● Aim of the task
From the listing below, pull out all lines with "chart" in them.

● Given data
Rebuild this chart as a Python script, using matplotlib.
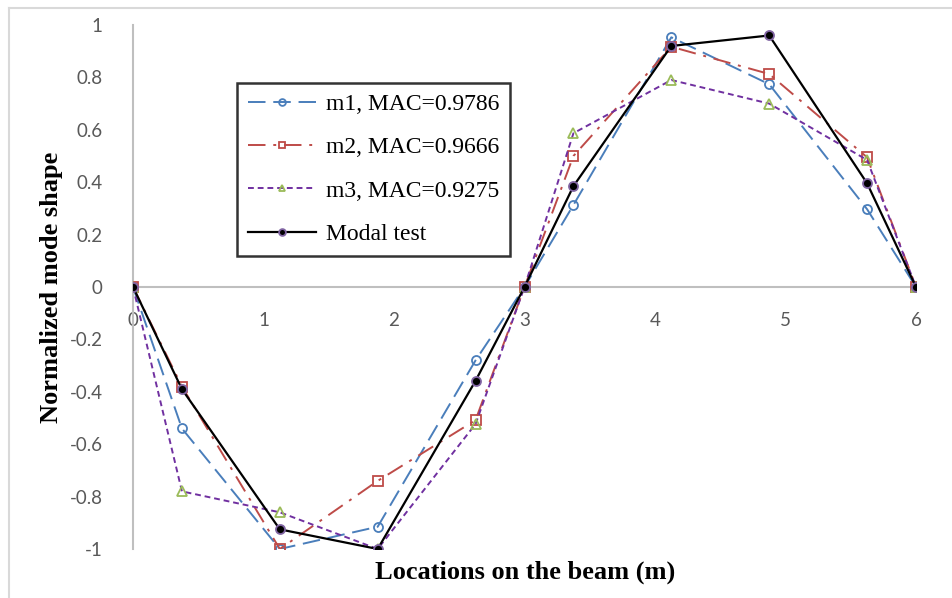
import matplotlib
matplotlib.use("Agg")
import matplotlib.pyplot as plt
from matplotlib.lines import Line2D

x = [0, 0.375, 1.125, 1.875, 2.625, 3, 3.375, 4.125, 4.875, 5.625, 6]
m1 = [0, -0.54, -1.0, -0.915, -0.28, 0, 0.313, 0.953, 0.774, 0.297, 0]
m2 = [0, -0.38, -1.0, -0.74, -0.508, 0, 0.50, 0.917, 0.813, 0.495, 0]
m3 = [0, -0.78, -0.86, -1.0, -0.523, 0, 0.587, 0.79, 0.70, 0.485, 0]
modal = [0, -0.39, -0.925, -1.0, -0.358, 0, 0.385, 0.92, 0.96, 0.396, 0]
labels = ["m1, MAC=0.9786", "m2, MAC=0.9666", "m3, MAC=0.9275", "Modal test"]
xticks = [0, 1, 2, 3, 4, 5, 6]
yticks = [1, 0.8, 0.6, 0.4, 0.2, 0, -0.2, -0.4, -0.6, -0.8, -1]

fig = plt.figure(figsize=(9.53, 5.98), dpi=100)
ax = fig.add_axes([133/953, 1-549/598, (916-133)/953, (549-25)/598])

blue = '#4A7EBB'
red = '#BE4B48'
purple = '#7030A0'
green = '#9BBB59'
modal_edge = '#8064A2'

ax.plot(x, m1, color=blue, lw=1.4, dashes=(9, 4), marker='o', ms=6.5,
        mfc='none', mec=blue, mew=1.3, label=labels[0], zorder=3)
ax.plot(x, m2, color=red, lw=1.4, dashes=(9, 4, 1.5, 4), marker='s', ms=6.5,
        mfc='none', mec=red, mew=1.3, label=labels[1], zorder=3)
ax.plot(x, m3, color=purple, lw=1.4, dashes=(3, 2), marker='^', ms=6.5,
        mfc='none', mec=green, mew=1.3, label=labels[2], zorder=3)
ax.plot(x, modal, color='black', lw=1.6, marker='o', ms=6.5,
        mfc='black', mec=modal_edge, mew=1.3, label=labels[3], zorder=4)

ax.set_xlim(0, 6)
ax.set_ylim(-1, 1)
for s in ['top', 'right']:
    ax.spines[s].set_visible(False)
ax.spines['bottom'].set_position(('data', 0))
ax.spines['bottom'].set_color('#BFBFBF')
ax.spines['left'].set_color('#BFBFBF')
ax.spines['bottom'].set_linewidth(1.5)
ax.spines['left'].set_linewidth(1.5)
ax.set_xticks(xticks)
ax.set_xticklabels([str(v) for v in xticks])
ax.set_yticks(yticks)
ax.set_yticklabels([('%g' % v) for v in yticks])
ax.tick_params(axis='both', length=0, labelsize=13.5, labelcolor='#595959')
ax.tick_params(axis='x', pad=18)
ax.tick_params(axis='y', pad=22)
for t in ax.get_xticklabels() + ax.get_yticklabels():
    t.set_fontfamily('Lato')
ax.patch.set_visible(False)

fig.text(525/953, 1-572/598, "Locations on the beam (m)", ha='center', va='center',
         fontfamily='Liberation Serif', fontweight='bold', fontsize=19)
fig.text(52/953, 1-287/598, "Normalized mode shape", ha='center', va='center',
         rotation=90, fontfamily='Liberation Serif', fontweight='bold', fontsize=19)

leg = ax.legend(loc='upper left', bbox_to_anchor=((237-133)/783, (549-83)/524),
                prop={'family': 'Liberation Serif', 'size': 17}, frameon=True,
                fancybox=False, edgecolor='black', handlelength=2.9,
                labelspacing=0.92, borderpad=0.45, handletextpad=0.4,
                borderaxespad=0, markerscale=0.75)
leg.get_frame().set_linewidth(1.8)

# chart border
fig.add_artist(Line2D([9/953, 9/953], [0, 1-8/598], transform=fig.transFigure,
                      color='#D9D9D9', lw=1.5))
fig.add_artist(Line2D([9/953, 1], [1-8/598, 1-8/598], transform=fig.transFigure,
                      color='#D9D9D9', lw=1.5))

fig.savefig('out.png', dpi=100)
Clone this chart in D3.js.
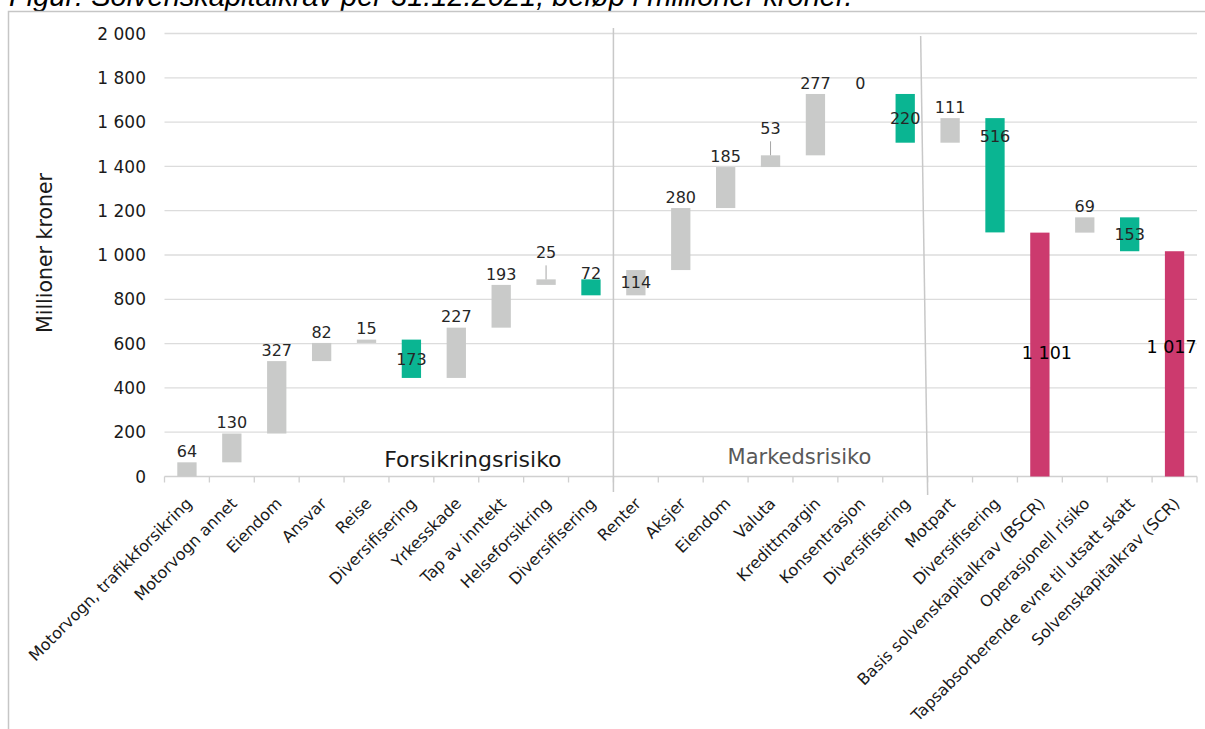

● Reply to the exercise
Rebuild this chart as a Python script, using matplotlib.
# chart border
Clone this chart in D3.js.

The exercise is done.